The Swordfish remained in service until 1945 and figured in one more major engagement. In May 1941, it was Swordfish torpedo bombers flying from the carrier Ark Royal that disabled the German battleship Bismarck, enabling British battleships and destroyers to finish the job and sink it.
Cunningham returned to Britain in 1943 as First Sea Lord, holding that position until his retirement in 1946 in the five-star grade of admiral of the fleet. Vice Adm. Inigo Campioni, commander of the Italian battle fleet, was relieved of duty and became governor of the Dodecanese islands in the Aegean.
Illustrious, attacked by more than 70 German bombers and fighters in the Mediterranean in January 1942, sustained major damage, was repaired in the United States, and returned to duty. After the war, Illustrious served as a training carrier and troop transport until decommissioning in 1955.
The United States was slow to catch on to the significance of Taranto. In a letter in February 1941 to Adm. Husband E. Kimmel, commander of the US Pacific Fleet, the Chief of Naval Operations, Adm. Harold R. Stark, expressed the opinion that “a minimum depth of water of 75 feet may be assumed necessary to successfully drop torpedoes from planes.” Pearl Harbor, where Kimmel’s fleet was anchored, was 40 feet deep, about the same as Taranto.

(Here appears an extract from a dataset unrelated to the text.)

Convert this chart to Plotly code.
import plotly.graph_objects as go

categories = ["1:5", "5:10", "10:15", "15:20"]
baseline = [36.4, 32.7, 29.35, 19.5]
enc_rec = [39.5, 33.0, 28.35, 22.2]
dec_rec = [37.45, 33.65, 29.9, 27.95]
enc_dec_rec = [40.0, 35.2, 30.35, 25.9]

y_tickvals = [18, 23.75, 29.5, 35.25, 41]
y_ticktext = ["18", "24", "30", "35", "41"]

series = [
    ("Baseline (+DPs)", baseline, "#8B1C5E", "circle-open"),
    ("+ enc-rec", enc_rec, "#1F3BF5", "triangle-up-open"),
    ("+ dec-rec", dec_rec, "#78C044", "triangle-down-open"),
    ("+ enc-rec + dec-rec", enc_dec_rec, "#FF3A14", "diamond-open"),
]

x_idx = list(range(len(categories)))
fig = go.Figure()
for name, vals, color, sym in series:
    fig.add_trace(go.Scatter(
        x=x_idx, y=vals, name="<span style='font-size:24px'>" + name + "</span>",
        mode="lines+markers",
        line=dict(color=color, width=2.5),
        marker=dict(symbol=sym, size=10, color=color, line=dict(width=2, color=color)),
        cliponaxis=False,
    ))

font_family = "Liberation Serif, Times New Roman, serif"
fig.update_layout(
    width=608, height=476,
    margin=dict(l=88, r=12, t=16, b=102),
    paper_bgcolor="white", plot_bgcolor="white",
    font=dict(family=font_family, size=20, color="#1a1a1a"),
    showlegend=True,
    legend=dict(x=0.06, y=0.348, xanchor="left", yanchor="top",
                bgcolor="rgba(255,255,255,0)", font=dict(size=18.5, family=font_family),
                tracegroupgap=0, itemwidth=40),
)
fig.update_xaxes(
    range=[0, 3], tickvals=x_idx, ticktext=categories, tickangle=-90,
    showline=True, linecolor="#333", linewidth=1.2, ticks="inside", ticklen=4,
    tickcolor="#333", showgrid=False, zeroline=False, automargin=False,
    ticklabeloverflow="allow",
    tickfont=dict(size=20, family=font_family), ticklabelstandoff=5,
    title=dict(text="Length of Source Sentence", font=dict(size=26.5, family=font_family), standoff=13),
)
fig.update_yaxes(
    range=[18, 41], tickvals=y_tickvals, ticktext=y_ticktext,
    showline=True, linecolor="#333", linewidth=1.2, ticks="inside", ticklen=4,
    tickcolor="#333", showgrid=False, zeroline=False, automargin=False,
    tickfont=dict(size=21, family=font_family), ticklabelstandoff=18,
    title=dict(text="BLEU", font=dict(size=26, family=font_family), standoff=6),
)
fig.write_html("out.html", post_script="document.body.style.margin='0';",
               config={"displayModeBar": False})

That assessment was modified by a round-robin message dispatched in June 1941 by Rear Adm. Royal E. Ingersoll, assistant CNO, who said that in view of “recent developments”—specifically citing Taranto—the Navy could “no longer assume a requirement of depth of 75 feet for aerial torpedo operations.” Incredibly, he added erroneously that the torpedoes at Taranto had been at depths between 11 and 15 fathoms, meaning 66 to 90 feet.
Preview of Pearl Harbor
The Japanese naval attaché discussed what he had learned at Taranto with Cmdr. Minoru Genda, who planned the Pearl Harbor operation, and with Cmdr. Mitsuo Fuchida, who led the attack. The report from the Japanese navy officers who visited Taranto was studied carefully.
Early on, Yamamoto’s proposal for an attack on Pearl Harbor met with great resistance in military and naval circles in Japan, but Taranto lent strong support to his case. His decision to strike Pearl Harbor was made in December 1940. In January 1941, he assigned serious planning for the use of aerial torpedoes.
The Japanese did not use the spooled wire technique developed by the British for delivery of aerial torpedoes in shallow water. Their own experiments produced a torpedo with wooden fins which worked in 36 feet of water in tests between January and September 1941.
Forty of the Nakajima B5N bombers that Fuchida led over Pearl Harbor on Dec. 7, 1941, carried aerial torpedoes. They were very effective along Battleship Row.